Cover your eyes until October 30

The exhibition season has started, which means that, inevitably, some absolute spare will light up the opponents' camp fodder for 20+ points in particularly impressive fashion, causing you to be sure that your team has unearthed that rarest of birds, the late second rounder or undrafted free agent that's going to jump right in and be a valuable NBA player. Time to point out, courtesy of Dave from Blazers Edge, The Ten Commandments of Pre-Season:

1. THOU SHALT NOT believe anything you read in glowing reports about returning players until thou hast seen it demonstrated with thine own eyes during the regular season...repeatedly. Everybody is talented in the off-season.

2. THOU SHALT NOT put any stock whatsoever in any team's pre-season record or what it might indicate.

3. THOU SHALT NOT clamor for a player who gets 22 minutes a game in pre-season (for purposes of evaluation and giving the veterans a rest) to get that same 22 minutes once the regular season starts.

4. THOU SHALT NOT pass judgment on the current year's draft picks until at least an entire season has passed, preferably two or three.
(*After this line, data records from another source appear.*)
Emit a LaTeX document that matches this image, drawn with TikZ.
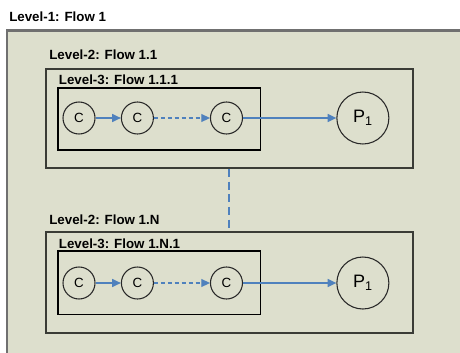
\documentclass[tikz,border=0pt]{standalone}
\usepackage{fontspec}
\setmainfont{Liberation Sans}
\usepackage{tikz}
\usetikzlibrary{arrows.meta, positioning, fit}
\definecolor{flowbg}{RGB}{221,223,205}
\definecolor{flowblue}{RGB}{79,129,189}
\definecolor{outergray}{RGB}{112,112,112}
\definecolor{boxdark}{RGB}{58,60,54}
\definecolor{ringdark}{RGB}{40,40,40}
\tikzset{
  lvone/.style={rectangle, draw=outergray, fill=flowbg, line width=2pt, inner sep=0pt},
  lvtwo/.style={rectangle, draw=boxdark, line width=1.4pt, inner sep=0pt},
  lvthree/.style={rectangle, draw=black, line width=1.1pt, inner sep=0pt},
  lvlabel/.style={font=\fontsize{10}{12}\selectfont\bfseries, inner sep=0pt, anchor=south west},
  cnode/.style={circle, draw=ringdark, line width=0.8pt, minimum size=24pt,
    inner sep=0pt, font=\fontsize{10}{12}\selectfont},
  pnode/.style={circle, draw=ringdark, line width=0.8pt, minimum size=39pt,
    inner sep=0pt, font=\fontsize{13.5}{15}\selectfont},
  arrow/.style={-{Triangle[length=6.5pt,width=6pt]}, line width=1pt, color=flowblue},
  dasharrow/.style={arrow, dash pattern=on 3pt off 2.2pt},
  link/.style={line width=1.7pt, color=flowblue, dash pattern=on 6pt off 3.5pt}
}

\begin{document}
\begin{tikzpicture}[x=0.75pt, y=-0.75pt]
  \clip (0,0) rectangle (460,353);
  % level 1
  \node[lvone, fit={(7,30.5) (480,380)}] (f1) {};
  \node[lvlabel, above right=5.5pt and 2.5pt of f1.north west] (f1lbl) {Level-1: Flow 1};

  % level 2, first flow
  \node[lvtwo, fit={(46,69) (412.7,168)}] (f11) {};
  \node[lvlabel, above right=6pt and 3pt of f11.north west] (f11lbl) {Level-2: Flow 1.1};
  \node[lvthree, fit={(58,88) (260.5,150)}] (f111) {};
  \node[lvlabel, above right=2pt and 1pt of f111.north west] (f111lbl) {Level-3: Flow 1.1.1};
  \node[cnode] (c1) at (79,118) {C};
  \node[cnode, right=19pt of c1] (c2) {C};
  \node[cnode, right=42pt of c2] (c3) {C};
  \node[pnode, right=70pt of c3] (p1) {P\textsubscript{1}};

  % level 2, last flow
  \node[lvtwo, fit={(46,232) (412.7,333.3)}] (f1n) {};
  \node[lvlabel, above right=4.5pt and 3pt of f1n.north west] (f1nlbl) {Level-2: Flow 1.N};
  \node[lvthree, fit={(58,251) (260.5,314.3)}] (f1n1) {};
  \node[lvlabel, above right=1pt and 1pt of f1n1.north west] (f1n1lbl) {Level-3: Flow 1.N.1};
  \node[cnode] (d1) at (79,283) {C};
  \node[cnode, right=19pt of d1] (d2) {C};
  \node[cnode, right=42pt of d2] (d3) {C};
  \node[pnode, right=70pt of d3] (q1) {P\textsubscript{1}};

  \draw[arrow] (c1) -- (c2);
  \draw[dasharrow] (c2) -- (c3);
  \draw[arrow] (c3) -- (p1);
  \draw[arrow] (d1) -- (d2);
  \draw[dasharrow] (d2) -- (d3);
  \draw[arrow] (d3) -- (q1);
  \draw[link] (f11.south) -- (f1n.north);
\end{tikzpicture}
\end{document}
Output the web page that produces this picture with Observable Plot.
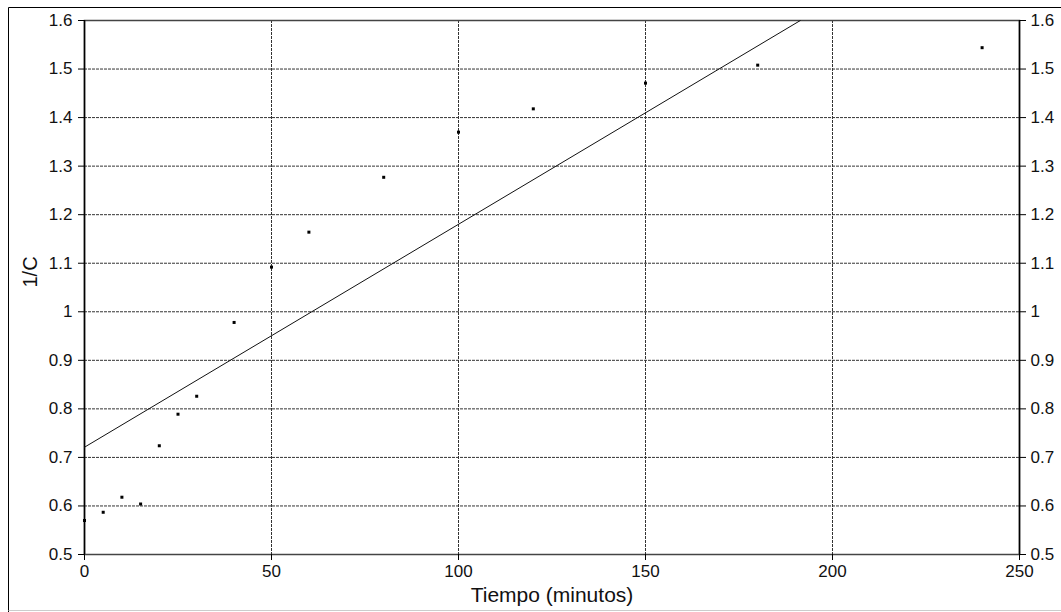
<!DOCTYPE html>
<html>
<head>
<meta charset="utf-8">
<script src="https://cdn.jsdelivr.net/npm/d3@7"></script>
<script src="https://cdn.jsdelivr.net/npm/@observablehq/plot@0.6"></script>
<style>
  html, body { margin: 0; padding: 0; background: #fff; }
  #chart svg { display: block; }
</style>
</head>
<body>
<div id="chart"></div>
<script>
// Data
const tiempo = [0, 5, 10, 15, 20, 25, 30, 40, 50, 60, 80, 100, 120, 150, 180, 240];
const invC   = [0.570, 0.587, 0.618, 0.604, 0.724, 0.789, 0.826, 0.978, 1.092, 1.164, 1.277, 1.370, 1.418, 1.471, 1.508, 1.544];

// Fitted straight line (endpoints)
const lineT = [0, 191.4];
const lineY = [0.721, 1.6];

const xTicks = [0, 50, 100, 150, 200, 250];
const yTicks = [0.5, 0.6, 0.7, 0.8, 0.9, 1.0, 1.1, 1.2, 1.3, 1.4, 1.5, 1.6];
const xGrid = [50, 100, 150, 200];
const yGrid = [0.6, 0.7, 0.8, 0.9, 1.0, 1.1, 1.2, 1.3, 1.4, 1.5];

const xLabel = "Tiempo (minutos)";
const yLabel = "1/C";

const points = tiempo.map((t, i) => ({t, v: invC[i]}));
const fit = lineT.map((t, i) => ({t, v: lineY[i]}));

const fmt = d => String(Math.round(d * 10) / 10);
const font = "Liberation Sans, Arial, sans-serif";

const chart = Plot.plot({
  width: 1061,
  height: 612,
  marginLeft: 84,
  marginRight: 42,
  marginTop: 20,
  marginBottom: 58,
  style: {fontFamily: font, background: "#fff", color: "#111"},
  x: {domain: [0, 250], axis: null},
  y: {domain: [0.5, 1.6], axis: null},
  marks: [
    Plot.gridX(xGrid, {stroke: "#333", strokeOpacity: 1, strokeDasharray: "3,1"}),
    Plot.gridY(yGrid, {stroke: "#333", strokeOpacity: 1, strokeDasharray: "3,1"}),
    Plot.frame({stroke: "#444", strokeWidth: 1.5}),
    Plot.ruleX([0, 250], {stroke: "#000", strokeWidth: 1.5}),
    Plot.axisX({ticks: xTicks, tickSize: 6, tickPadding: 4, tickFormat: d => String(d), fontSize: 17, label: null, stroke: "#000"}),
    Plot.axisY({anchor: "left", ticks: yTicks, tickSize: 6, tickPadding: 6, tickFormat: fmt, fontSize: 17, label: null, stroke: "#000"}),
    Plot.axisY({anchor: "right", ticks: yTicks, tickSize: 6, tickPadding: 5, tickFormat: fmt, fontSize: 17, label: null, stroke: "#000"}),
    Plot.line(fit, {x: "t", y: "v", stroke: "#111", strokeWidth: 1, clip: true}),
    Plot.dot(points, {x: "t", y: "v", symbol: "square", r: 1.7, fill: "#000", stroke: "none"}),
    Plot.text([xLabel], {frameAnchor: "bottom", text: d => d, dy: 41, fontSize: 21, fill: "#111", lineAnchor: "middle"}),
    Plot.text([yLabel], {frameAnchor: "left", text: d => d, dx: -54, rotate: -90, fontSize: 20, fill: "#111", lineAnchor: "middle"})
  ]
});

// Outer border of the picture
const svg = d3.select(chart);
svg.append("line").attr("x1", 8.5).attr("x2", 1061).attr("y1", 7.5).attr("y2", 7.5).attr("stroke", "#000");
svg.append("line").attr("x1", 8.5).attr("x2", 8.5).attr("y1", 7.5).attr("y2", 612).attr("stroke", "#000");
svg.append("line").attr("x1", 8.5).attr("x2", 1061).attr("y1", 610.5).attr("y2", 610.5).attr("stroke", "#ccc");

document.getElementById("chart").appendChild(chart);
</script>
</body>
</html>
Pre-season is too soon!

5. THOU SHALT NOT judge veterans by whether they show up for unofficial pre-training camp workouts with their teammates. This does not guarantee team cohesiveness or better play. The classic example is the 1996 Indiana Pacers who, after going 52-30, winning their division, and losing the Eastern Conference finals in 7 the year before, showed up to a man a month early to train together. That year they played inconsistently, finished with the exact same record, and bowed out in the first round. Rookies and young guys need to work early. If vets want to rest their bodies, let them.

6. THOU SHALT NOT believe that a guy who comes into camp out of shape can play his way into shape during the season. That used to be true but the pace and intensity of the game has changed. Only two things happen to guys who come in out of shape nowadays: either they get benched and don't play a lot or they do play a lot and get injured.

7. THOU SHALT NOT give too much credence to stories of personal reform. Guys who have truly reformed don't tell everybody about it beforehand and expect immediate credit for it, they hush up and let their actions speak for them.

8. IF THOU HAST SPENT the entire offseason convincing everybody in earshot why thy previously putrid team hast improved, thou shalt not abandon said position in disillusioned cynicism when they getteth off to a 3-10 start. And thou certainly shalt not then regale us with stories of how they really suckest! It's early in the season, improvement is incremental, Rome wasn't built in a day. If thou expectest more than that, it is thy problem, not the team's.

9. Similarly, IF THOU HAST SPENT the entire offseason predicting that thy team will stink, thou shalt not gloat, nor even be happy, shouldst thou turn out to be correct. Realistic analysis is fine, but be a fan first, a smug smarty-pants second.

10. THOU SHALT NOT brag that your pre-season predictions are holding true in Week Two. Period!